• Instructions to follow: Report each line of the data that includes the word "this".

• Exercise material:

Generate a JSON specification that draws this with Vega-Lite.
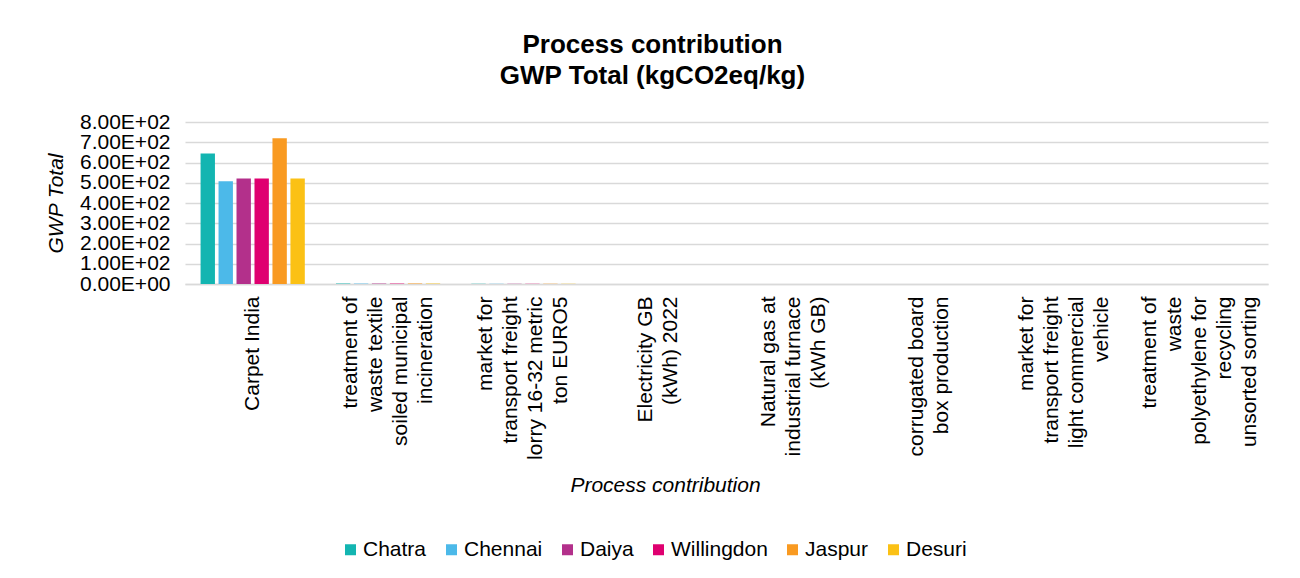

* * *

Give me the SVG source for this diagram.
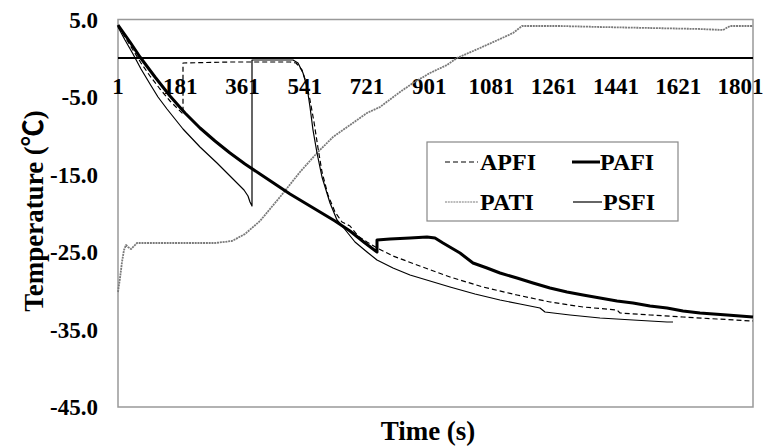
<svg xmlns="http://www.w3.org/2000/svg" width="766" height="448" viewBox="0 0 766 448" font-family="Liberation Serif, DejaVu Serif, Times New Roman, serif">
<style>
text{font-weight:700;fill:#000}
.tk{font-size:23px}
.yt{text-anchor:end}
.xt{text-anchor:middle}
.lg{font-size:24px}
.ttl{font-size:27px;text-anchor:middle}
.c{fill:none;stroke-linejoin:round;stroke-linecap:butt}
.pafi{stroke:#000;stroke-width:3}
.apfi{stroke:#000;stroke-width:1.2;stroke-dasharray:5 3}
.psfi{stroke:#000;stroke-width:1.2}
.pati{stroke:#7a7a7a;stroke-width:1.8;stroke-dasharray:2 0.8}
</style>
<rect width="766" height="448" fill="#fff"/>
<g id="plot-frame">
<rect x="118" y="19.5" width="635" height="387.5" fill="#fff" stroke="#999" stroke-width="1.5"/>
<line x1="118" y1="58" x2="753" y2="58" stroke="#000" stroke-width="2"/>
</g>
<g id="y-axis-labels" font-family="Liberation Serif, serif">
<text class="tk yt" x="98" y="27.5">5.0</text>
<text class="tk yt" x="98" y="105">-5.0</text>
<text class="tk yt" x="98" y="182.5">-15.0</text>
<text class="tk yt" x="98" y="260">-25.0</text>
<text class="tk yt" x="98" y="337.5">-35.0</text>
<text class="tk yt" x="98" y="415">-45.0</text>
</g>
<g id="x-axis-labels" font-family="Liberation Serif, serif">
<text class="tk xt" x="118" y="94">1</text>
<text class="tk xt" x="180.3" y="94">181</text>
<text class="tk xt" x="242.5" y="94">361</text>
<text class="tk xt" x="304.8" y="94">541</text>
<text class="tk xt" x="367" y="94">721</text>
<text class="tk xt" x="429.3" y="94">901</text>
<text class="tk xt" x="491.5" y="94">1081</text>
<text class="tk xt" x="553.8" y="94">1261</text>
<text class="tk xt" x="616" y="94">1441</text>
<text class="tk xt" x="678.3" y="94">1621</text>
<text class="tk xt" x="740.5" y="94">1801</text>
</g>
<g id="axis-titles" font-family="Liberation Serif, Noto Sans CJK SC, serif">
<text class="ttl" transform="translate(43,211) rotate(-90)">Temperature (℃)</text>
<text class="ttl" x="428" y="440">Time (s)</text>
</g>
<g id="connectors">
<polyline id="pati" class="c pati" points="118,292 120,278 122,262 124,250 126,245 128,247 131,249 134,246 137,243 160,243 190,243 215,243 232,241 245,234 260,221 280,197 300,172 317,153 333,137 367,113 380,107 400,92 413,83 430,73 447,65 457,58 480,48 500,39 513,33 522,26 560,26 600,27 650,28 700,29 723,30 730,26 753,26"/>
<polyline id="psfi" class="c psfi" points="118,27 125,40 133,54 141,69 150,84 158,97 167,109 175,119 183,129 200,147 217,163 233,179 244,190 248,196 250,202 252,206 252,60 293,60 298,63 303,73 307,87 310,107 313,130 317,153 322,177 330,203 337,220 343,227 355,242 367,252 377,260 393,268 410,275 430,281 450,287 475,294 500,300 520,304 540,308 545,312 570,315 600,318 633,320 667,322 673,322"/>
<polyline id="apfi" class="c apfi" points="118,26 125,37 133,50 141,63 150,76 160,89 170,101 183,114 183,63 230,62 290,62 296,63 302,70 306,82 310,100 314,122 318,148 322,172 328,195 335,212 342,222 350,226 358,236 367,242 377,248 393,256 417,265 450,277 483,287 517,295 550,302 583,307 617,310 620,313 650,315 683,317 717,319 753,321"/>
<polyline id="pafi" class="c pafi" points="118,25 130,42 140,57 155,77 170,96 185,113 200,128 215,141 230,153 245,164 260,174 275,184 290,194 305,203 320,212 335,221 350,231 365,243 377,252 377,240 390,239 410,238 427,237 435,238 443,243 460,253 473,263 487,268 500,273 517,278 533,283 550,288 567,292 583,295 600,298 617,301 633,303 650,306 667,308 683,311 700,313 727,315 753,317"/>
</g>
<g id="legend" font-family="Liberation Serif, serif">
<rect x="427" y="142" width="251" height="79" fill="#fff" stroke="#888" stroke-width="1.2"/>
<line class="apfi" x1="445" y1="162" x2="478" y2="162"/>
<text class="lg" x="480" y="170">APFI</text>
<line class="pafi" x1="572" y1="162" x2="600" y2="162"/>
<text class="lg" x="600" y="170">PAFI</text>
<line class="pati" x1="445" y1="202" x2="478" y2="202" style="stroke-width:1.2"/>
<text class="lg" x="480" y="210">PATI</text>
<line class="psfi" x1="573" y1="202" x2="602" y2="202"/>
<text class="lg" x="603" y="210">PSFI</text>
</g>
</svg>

• Written reply:
Generate a JSON specification that draws this with Vega-Lite.
Give me the SVG source for this diagram.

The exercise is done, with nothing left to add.